All women stay away, I don't want your funky gay bodies and I'm not a boy or a gay person 

All these funky packs of nasty, nosey, violating women are stinky, nosey, yucky, and trifling out here and they need to keep their faggot well known funky asses off of me. I'm nothing like other women and I don't have anything in common with their unnatural, faggot, useless asses. Women need to keep their funky, weirdo, groupie, goddamn fishy asses the fuck away from me for life. I don't want to be in any woman's precense- ever! They're all gay predators and I do not trust any of them with my life. 

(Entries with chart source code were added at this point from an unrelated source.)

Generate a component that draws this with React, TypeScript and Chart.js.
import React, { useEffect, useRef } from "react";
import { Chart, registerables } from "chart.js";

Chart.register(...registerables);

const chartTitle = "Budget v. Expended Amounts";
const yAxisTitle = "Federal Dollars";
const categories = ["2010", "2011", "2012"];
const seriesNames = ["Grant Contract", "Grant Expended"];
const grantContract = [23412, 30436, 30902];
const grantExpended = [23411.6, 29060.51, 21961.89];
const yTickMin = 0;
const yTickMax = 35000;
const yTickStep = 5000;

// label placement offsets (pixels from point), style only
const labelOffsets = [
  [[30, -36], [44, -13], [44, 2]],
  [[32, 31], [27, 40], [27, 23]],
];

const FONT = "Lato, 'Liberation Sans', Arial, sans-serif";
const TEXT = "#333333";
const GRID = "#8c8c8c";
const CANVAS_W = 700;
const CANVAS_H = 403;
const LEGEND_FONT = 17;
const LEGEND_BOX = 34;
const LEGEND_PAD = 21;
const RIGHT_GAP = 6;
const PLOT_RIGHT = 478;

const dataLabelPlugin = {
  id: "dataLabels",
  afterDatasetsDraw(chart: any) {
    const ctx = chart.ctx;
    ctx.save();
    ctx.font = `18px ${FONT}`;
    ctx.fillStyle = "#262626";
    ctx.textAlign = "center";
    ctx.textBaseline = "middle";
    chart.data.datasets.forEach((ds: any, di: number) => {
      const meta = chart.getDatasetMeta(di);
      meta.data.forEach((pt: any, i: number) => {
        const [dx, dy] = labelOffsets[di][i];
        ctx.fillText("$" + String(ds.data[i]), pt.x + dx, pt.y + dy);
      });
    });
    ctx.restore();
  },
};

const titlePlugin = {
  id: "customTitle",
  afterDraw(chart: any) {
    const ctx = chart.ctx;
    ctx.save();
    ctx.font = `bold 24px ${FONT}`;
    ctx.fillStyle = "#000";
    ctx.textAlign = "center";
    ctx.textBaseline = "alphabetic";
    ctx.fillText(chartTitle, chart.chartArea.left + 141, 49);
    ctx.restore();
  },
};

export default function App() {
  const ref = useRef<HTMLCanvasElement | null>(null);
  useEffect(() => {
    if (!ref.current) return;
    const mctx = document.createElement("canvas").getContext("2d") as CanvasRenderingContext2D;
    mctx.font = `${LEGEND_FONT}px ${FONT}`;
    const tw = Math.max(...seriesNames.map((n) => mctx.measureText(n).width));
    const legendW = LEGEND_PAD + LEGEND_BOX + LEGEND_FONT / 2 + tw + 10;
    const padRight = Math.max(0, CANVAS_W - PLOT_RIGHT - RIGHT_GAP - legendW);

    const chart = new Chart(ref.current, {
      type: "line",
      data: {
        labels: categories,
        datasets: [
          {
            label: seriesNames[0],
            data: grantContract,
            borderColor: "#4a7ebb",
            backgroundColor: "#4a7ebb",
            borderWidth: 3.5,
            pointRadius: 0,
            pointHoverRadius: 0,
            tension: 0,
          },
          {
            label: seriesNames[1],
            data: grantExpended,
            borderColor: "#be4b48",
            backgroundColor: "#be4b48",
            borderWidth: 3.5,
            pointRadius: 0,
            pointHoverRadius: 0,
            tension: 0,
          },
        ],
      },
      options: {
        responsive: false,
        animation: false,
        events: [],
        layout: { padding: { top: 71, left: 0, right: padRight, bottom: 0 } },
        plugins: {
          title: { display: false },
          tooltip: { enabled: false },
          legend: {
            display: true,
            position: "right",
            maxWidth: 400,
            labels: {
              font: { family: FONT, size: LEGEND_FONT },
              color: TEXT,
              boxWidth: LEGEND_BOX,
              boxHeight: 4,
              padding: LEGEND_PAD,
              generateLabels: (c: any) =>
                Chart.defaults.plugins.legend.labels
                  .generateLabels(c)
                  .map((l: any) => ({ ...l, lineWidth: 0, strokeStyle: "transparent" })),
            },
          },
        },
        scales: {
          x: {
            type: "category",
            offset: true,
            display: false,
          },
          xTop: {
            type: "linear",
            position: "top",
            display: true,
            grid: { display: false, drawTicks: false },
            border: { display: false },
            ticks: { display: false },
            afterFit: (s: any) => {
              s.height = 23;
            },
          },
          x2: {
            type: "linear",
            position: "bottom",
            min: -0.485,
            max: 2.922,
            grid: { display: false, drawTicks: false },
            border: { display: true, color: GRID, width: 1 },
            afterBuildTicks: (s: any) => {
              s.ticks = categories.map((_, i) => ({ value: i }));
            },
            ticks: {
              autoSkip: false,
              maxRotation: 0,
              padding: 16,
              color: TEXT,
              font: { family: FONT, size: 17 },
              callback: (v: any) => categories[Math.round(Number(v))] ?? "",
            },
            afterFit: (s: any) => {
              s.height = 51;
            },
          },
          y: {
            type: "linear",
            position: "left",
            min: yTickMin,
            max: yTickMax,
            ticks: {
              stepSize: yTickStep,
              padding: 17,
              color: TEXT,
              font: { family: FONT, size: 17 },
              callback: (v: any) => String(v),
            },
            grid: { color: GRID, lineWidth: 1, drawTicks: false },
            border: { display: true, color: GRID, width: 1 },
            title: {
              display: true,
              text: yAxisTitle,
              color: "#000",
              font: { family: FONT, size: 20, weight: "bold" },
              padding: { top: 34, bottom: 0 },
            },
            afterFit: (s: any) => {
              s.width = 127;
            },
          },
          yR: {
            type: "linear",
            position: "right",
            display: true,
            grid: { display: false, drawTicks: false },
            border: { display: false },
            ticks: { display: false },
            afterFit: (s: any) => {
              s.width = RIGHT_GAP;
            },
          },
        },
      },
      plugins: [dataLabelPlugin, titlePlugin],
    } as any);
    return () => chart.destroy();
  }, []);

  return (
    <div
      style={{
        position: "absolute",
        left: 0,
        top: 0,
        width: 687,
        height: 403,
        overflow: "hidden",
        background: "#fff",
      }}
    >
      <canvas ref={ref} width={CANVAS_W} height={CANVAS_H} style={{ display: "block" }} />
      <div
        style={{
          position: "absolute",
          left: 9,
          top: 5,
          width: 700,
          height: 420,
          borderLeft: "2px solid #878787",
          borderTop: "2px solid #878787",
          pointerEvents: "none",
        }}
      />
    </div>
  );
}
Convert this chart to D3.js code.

I'm never going to be gay! I don't care how many dirty incestuous men turn me down! I'll never want a female and I'll never be a man! I'll never have friends and I'll never have family and I'll never hang in a pack! These funky ass women will never have my body and I'll never let a faggot dike or a whole group of them molest me! I don't wanna be in none of y'all faggot-ass people dirty-ass, faggot-ass squad! I'm safer by myself!